Buyers criticise annual EU coil contract prices

Many northwest European coil market players are finding that long-term coil supply contracts agreed in recent days have resulted in favourable terms for mills and do not reflect the current business environment.

Mills had initially targeted a plus of €600/tonne ($686) over prices signed in October 2020 for 2021 contracts, when the subsequent price surge could not be foreseen. ArcelorMittal even went somewhat higher with its first price targets of €1,080 for hot rolled coil and €1,200+ for hot-dip galvanized coil.

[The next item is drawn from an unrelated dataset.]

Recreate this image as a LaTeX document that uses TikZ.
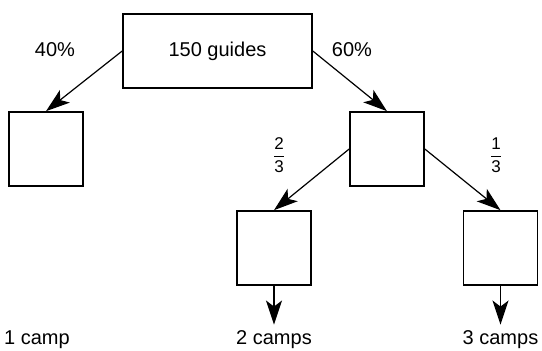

The agreements ultimately settled at a plus of around €500 for galv and cold rolled coil, and possibly somewhat less for HRC. Most HRC deals averaged at around €1,000/t, with peaks of €1,050 and lows of €950, depending on individual parameters.  

Mills were heard entering negotiations with the understandable attitude of seeking compensation for the previous low-priced deals of late 2020 – at €500-550/t for HRC. This meant they wanted to “decouple them from the actual spot price which has softened considerably since autumn”, consultant Andreas Schneider wrote in December.

The HRC spot market price has in the meantime kept slipping well towards €900, so mills cannot complain about the outcome of the contract deals. But some buyers do. “This is a Christmas present for them,” a manager of an automotive supplier complains to Kallanish. “The facts don’t justify that. The increase of raw materials would allow for a year-on-year plus of €300 at best.”

A manager at a German cold-roller company buying in half-year instalments concurs that “we are not happy with the result”. He says buyers had expected prices to come out lower than in May/June, when they were close to an all-time high.

He argues that market supply is much better now than last year, demand has normalised, and so has order intake at mills. Still, mills eventually had the better cards, probably because time has progressed too far already for buyers to risk playing much longer. However, at the time of the next half-year negotiation in May, “this might backfire on them”, the cold-roller manager says.